Aussie did so, and when they were back over the crest Salvini reminded them that if they didn’t knock out the RAM-C quickly the entire American advance would be incapable of receiving TACAIR support in time. Too much longer and the American and ChiCom tanks would be so close together, mixing it up at such close range, that not even the A-10 Thunderbolts could help.

“Aussie,” Brentwood said, “you get in the sidecar. Choir, you stay here with the FAV with the dashboard machine gun. Salvini, you behind me on the pillion seat. We’ll retrace their path through the mine field around the RAM-C.”

“Okay,” Aussie said. “Let’s go.” And within two minutes Aussie, taking one of the dead Chinese’s helmets, was in the sidecar behind a belt-feed PKS 7.62mm gun. Salvini, with his Heckler & Koch 9mm submachine gun slung over his right shoulder, sat on the pillion seat behind Brentwood, who had taken the other Chinese helmet and who was now adjusting his night-vision goggles, lowering them and blowing grains of dust off the eyepiece before he could pick up the two-wheeled track of the motorcycle and sidecar.
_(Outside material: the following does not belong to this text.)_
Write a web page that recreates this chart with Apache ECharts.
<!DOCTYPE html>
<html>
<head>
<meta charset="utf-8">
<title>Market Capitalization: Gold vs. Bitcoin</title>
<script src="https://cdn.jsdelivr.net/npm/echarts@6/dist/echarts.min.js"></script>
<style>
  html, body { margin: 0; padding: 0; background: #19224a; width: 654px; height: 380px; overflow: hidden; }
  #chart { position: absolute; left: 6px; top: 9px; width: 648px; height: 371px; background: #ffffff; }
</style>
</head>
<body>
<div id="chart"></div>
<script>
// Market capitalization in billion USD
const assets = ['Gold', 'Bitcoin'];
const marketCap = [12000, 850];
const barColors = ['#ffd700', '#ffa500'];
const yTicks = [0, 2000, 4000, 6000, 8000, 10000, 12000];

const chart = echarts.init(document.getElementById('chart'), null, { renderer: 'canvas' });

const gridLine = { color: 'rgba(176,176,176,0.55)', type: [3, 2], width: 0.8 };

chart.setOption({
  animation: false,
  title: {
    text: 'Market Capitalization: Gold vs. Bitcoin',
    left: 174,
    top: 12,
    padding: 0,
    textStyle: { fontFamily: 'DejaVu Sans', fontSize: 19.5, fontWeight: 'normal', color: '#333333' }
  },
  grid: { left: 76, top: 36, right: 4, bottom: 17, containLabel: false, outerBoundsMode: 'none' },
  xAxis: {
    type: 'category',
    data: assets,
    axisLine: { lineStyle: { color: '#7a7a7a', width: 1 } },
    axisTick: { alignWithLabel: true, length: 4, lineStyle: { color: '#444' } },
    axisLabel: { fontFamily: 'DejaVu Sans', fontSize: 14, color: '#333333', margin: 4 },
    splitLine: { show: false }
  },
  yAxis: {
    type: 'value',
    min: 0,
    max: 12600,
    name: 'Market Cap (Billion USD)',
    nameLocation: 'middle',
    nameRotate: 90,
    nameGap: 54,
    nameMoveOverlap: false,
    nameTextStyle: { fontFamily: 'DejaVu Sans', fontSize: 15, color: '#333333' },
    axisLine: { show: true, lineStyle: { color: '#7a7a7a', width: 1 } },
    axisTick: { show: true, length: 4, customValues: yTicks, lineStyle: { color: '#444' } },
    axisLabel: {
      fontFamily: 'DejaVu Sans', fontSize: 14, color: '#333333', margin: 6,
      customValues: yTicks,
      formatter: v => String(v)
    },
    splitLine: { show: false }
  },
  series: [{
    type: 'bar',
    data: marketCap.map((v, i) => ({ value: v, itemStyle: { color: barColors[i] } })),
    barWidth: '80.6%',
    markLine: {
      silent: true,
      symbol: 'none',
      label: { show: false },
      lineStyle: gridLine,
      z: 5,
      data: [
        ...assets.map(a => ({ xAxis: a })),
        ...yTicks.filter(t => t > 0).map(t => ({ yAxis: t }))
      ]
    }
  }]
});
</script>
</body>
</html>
It ran along a fifty-yard-wide porous clay gully between the dunes for a hundred yards or so and then turned left, through a man-made gap in the dune and on to more clay around what they were certain was a RAM-C trailer a hundred and fifty yards in front of them.

The La Roche reporter was licking his lips nervously. Suddenly one of the two side-by-side doors in the long trailer opened and shut. In that moment Choir had seen the dull, bloodred glow from the interior, and through the infrared sight could see a hot, white stream coming from the man who, facing away from the FAV, was urinating. When the ChiCom turned, shaking himself, buttoning up his fly, he looked over at the motorcycle and sidecar.